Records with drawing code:
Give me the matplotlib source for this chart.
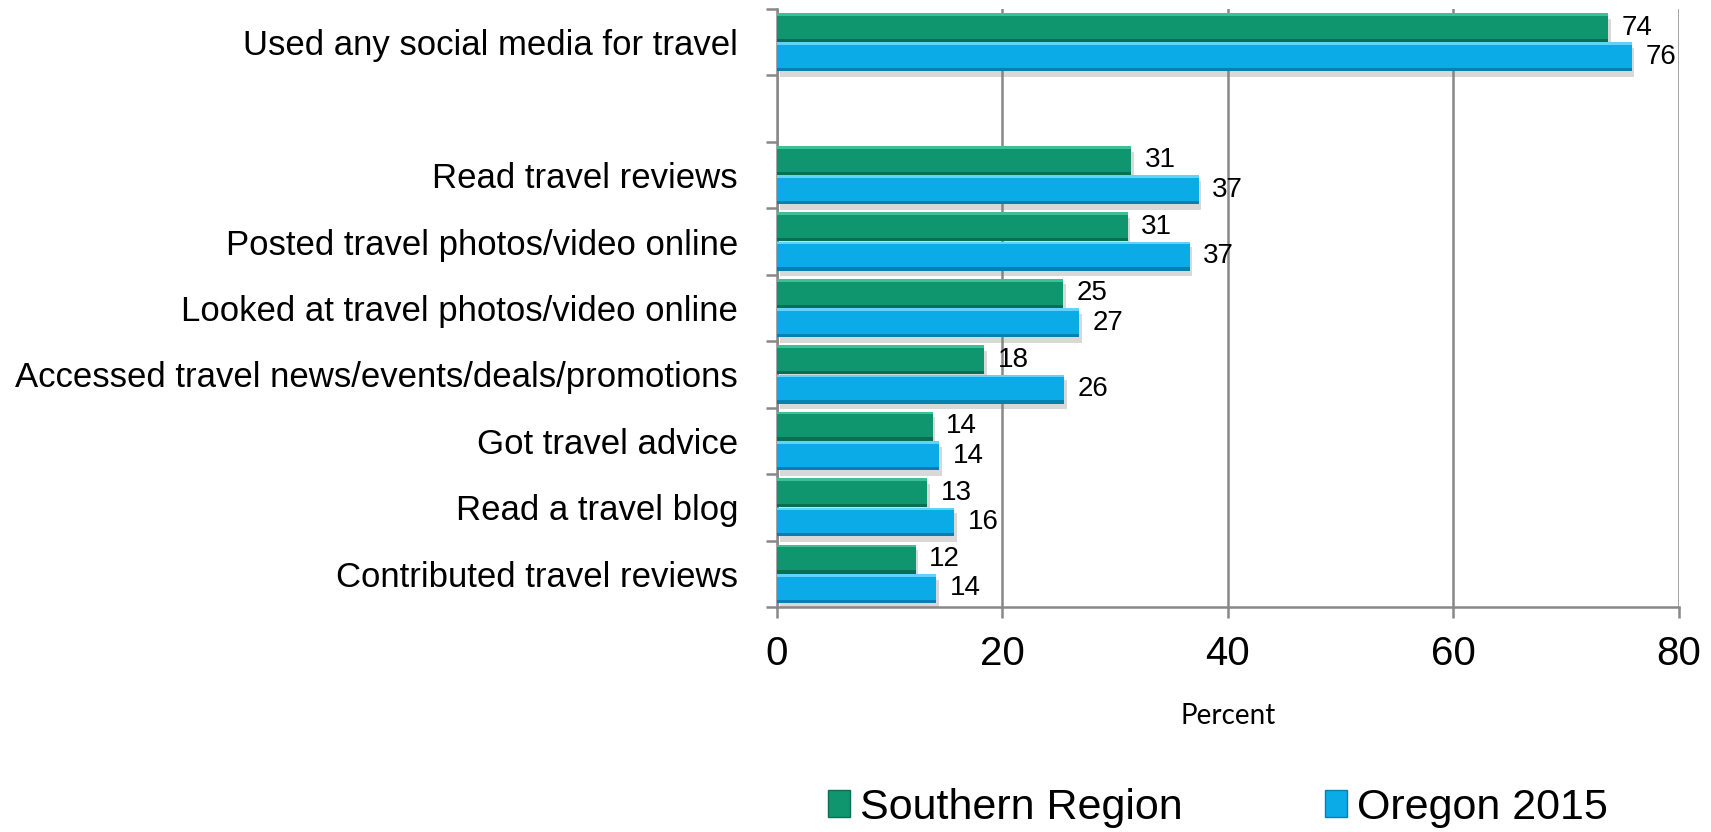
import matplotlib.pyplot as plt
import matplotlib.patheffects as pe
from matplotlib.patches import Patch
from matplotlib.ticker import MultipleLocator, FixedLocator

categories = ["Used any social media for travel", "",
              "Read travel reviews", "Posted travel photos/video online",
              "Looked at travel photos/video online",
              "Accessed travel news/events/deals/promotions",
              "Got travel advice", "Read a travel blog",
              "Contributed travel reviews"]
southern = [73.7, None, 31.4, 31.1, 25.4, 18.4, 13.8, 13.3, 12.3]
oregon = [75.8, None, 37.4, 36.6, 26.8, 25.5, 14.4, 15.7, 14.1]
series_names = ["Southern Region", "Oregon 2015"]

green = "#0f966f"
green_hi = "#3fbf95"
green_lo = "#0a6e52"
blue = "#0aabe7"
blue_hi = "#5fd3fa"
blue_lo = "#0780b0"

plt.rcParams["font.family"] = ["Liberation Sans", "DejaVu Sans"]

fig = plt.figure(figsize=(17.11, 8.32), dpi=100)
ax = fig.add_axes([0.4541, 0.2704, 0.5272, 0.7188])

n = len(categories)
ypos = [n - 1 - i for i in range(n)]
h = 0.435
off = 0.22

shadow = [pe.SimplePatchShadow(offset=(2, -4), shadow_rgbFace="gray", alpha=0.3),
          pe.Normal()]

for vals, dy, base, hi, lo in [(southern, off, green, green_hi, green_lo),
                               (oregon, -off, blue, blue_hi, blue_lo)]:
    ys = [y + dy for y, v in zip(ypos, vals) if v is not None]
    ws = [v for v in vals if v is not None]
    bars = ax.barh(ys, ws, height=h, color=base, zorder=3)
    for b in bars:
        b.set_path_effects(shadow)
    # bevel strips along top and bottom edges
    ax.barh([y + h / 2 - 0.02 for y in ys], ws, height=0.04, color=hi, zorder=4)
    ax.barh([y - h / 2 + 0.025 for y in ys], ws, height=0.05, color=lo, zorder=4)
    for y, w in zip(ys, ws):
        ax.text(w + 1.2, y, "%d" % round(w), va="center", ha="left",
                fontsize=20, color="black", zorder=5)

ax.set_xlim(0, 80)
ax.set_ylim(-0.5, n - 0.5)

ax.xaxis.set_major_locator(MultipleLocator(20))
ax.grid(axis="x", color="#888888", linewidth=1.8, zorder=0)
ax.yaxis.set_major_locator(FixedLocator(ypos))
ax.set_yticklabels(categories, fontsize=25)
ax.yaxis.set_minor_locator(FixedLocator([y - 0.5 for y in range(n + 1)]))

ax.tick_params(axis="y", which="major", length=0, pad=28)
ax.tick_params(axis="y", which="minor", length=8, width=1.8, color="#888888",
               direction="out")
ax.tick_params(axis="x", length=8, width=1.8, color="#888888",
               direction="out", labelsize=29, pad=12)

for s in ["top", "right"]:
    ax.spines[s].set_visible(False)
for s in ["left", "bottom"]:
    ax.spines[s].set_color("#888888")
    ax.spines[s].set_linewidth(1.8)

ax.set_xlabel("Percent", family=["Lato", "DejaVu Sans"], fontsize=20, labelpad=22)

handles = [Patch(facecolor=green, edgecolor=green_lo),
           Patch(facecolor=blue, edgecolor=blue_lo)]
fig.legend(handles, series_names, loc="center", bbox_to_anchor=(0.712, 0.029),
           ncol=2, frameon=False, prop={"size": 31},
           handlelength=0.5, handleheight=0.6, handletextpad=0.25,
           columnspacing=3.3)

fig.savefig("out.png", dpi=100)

--

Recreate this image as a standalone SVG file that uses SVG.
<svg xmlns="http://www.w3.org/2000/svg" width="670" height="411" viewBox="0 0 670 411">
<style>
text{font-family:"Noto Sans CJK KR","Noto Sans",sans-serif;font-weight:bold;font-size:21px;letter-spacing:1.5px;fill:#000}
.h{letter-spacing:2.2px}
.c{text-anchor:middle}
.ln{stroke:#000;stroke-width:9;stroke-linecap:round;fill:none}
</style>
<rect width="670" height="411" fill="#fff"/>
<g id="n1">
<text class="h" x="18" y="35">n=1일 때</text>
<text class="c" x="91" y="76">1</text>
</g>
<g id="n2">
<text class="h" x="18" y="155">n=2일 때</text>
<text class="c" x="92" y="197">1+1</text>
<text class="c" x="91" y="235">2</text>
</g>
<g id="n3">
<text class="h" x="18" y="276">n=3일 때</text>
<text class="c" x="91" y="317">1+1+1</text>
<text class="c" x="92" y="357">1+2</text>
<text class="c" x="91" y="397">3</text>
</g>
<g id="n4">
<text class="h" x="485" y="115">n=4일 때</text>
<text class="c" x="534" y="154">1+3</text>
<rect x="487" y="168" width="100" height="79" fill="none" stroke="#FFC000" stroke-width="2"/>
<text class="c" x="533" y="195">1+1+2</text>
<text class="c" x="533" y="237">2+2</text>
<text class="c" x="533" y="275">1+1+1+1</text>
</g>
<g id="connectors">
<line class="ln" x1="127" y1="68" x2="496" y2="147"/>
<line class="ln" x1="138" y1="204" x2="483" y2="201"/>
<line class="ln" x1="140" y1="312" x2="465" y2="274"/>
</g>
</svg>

**TASK BRIEF**
Above are the records. Copy every line in them holding "matplotlib".

**EXERCISE OUTPUT**
Give me the matplotlib source for this chart.
import matplotlib.pyplot as plt
import matplotlib.patheffects as pe
from matplotlib.patches import Patch
from matplotlib.ticker import MultipleLocator, FixedLocator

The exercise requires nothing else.